- WRITTEN INSTRUCTION
Retype the opening lines of the data exactly, stopping after the line that contains "160, 165, 170];". Skip every picture.

━━━━━━

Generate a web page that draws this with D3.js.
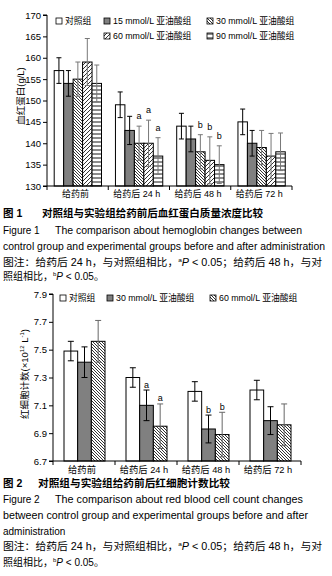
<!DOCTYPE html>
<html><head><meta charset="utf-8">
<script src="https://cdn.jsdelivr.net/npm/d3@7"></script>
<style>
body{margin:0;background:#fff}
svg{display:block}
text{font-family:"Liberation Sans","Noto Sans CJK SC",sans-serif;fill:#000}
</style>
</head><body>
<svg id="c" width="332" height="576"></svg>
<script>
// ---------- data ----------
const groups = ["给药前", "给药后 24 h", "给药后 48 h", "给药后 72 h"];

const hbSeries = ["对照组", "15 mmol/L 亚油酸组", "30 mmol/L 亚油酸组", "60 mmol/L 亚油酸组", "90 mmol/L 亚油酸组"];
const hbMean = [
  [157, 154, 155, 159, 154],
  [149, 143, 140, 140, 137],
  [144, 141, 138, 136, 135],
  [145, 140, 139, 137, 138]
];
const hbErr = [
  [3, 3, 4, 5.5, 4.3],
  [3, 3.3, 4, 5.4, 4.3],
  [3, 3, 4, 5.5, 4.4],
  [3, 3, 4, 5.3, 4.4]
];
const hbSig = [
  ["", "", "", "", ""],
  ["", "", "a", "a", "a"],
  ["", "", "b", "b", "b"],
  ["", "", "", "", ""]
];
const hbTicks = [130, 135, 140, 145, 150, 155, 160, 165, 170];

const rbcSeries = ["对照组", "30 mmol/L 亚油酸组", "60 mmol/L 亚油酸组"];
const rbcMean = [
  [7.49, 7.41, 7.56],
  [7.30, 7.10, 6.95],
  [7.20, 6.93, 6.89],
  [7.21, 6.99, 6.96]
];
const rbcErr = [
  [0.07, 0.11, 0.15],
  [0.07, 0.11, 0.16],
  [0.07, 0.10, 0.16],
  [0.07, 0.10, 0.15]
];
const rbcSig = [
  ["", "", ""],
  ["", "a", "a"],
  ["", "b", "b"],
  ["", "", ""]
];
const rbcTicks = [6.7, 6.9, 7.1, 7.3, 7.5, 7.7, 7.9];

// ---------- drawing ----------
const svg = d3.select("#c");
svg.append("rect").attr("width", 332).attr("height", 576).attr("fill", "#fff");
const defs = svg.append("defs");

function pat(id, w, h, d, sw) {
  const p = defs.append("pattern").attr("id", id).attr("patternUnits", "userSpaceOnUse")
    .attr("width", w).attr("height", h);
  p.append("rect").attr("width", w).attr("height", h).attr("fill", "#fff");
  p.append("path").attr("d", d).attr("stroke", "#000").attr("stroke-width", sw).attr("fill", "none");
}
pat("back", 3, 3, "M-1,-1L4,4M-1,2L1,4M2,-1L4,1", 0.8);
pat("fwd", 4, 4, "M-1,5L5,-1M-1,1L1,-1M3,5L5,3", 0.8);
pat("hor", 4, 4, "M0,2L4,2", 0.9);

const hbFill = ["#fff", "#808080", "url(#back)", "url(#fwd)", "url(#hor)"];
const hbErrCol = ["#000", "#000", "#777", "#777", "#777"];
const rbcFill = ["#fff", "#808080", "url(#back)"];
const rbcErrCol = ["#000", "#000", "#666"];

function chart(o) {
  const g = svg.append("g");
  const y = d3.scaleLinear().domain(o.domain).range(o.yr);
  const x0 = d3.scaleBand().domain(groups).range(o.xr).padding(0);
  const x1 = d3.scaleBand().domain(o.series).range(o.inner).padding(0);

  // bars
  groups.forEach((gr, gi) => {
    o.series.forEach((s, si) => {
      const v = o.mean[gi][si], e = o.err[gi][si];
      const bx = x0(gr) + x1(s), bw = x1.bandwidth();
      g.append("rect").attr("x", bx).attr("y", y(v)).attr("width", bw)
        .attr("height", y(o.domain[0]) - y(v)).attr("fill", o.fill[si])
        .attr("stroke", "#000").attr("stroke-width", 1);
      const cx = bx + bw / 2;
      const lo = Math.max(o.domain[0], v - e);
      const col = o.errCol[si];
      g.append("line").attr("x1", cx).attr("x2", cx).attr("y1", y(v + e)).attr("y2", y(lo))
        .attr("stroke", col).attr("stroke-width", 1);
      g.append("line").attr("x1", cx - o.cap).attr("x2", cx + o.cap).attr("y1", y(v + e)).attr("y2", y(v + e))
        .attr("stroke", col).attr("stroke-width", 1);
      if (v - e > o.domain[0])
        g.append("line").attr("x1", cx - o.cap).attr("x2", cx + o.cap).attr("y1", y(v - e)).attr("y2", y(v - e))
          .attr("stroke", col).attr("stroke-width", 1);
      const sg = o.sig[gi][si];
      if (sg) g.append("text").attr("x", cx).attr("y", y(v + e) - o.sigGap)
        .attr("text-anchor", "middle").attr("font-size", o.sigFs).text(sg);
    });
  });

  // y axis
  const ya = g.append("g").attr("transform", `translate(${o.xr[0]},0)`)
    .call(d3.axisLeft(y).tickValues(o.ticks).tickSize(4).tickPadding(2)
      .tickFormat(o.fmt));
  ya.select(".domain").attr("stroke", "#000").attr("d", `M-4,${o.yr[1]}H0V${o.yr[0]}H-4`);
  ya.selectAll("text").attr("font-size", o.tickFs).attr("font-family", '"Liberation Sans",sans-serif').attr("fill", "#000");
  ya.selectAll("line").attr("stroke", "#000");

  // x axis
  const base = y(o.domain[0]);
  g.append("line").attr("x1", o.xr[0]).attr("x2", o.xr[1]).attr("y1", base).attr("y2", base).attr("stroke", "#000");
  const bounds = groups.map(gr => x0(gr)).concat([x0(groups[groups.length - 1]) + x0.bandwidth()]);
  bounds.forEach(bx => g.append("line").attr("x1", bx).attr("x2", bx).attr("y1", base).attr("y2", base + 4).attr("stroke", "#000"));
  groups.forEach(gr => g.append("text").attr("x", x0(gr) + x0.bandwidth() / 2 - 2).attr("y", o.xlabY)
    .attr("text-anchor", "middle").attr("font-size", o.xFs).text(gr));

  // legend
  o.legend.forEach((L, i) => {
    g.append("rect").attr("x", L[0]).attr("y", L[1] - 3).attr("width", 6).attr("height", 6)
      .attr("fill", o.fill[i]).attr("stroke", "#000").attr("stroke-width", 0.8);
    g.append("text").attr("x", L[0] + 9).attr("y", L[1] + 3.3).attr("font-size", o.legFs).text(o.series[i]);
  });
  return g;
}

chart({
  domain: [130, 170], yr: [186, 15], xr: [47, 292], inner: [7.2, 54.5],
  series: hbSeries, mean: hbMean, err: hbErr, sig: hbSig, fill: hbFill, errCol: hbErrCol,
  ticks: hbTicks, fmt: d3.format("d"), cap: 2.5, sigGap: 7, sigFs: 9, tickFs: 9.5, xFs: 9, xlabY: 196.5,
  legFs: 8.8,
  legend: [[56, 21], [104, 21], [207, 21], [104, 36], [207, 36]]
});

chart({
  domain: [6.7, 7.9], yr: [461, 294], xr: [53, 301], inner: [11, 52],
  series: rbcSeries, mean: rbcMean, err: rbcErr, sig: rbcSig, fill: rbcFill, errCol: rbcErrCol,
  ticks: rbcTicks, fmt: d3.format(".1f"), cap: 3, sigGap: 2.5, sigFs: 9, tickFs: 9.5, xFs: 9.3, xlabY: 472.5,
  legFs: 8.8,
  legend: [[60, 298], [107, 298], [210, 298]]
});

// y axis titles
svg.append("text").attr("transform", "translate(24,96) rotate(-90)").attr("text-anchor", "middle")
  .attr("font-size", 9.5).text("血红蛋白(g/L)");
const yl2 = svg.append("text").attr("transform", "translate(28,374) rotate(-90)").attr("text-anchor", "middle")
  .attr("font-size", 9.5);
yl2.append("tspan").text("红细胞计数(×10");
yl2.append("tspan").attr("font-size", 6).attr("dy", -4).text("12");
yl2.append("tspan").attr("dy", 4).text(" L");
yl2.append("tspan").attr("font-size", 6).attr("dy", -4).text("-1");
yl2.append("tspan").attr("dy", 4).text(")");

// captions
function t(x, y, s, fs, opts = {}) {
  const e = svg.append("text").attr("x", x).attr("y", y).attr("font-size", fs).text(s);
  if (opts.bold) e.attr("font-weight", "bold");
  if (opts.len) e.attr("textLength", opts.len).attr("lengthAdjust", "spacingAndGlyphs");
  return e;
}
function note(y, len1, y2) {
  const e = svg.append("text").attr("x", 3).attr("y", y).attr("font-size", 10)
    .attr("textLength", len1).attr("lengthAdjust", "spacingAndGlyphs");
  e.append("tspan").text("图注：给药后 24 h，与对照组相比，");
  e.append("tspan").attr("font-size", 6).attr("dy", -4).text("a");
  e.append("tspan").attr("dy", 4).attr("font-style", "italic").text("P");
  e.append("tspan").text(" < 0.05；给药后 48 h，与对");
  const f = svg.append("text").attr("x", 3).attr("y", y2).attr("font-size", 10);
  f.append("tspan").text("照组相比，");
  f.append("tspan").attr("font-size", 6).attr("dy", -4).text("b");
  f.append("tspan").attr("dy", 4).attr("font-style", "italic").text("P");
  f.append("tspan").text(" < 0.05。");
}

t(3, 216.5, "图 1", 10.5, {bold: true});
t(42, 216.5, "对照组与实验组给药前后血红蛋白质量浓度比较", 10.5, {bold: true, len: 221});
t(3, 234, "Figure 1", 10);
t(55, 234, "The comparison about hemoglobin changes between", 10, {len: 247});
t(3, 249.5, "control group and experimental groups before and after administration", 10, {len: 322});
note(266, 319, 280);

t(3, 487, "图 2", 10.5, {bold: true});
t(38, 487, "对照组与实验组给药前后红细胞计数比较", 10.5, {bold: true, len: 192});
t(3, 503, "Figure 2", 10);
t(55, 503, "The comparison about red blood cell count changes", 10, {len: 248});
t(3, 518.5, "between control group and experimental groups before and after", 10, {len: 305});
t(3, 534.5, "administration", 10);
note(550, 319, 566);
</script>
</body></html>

━━━━━━

- TASK ANSWER
Generate a web page that draws this with D3.js.
<!DOCTYPE html>
<html><head><meta charset="utf-8">
<script src="https://cdn.jsdelivr.net/npm/d3@7"></script>
<style>
body{margin:0;background:#fff}
svg{display:block}
text{font-family:"Liberation Sans","Noto Sans CJK SC",sans-serif;fill:#000}
</style>
</head><body>
<svg id="c" width="332" height="576"></svg>
<script>
// ---------- data ----------
const groups = ["给药前", "给药后 24 h", "给药后 48 h", "给药后 72 h"];

const hbSeries = ["对照组", "15 mmol/L 亚油酸组", "30 mmol/L 亚油酸组", "60 mmol/L 亚油酸组", "90 mmol/L 亚油酸组"];
const hbMean = [
  [157, 154, 155, 159, 154],
  [149, 143, 140, 140, 137],
  [144, 141, 138, 136, 135],
  [145, 140, 139, 137, 138]
];
const hbErr = [
  [3, 3, 4, 5.5, 4.3],
  [3, 3.3, 4, 5.4, 4.3],
  [3, 3, 4, 5.5, 4.4],
  [3, 3, 4, 5.3, 4.4]
];
const hbSig = [
  ["", "", "", "", ""],
  ["", "", "a", "a", "a"],
  ["", "", "b", "b", "b"],
  ["", "", "", "", ""]
];
const hbTicks = [130, 135, 140, 145, 150, 155, 160, 165, 170];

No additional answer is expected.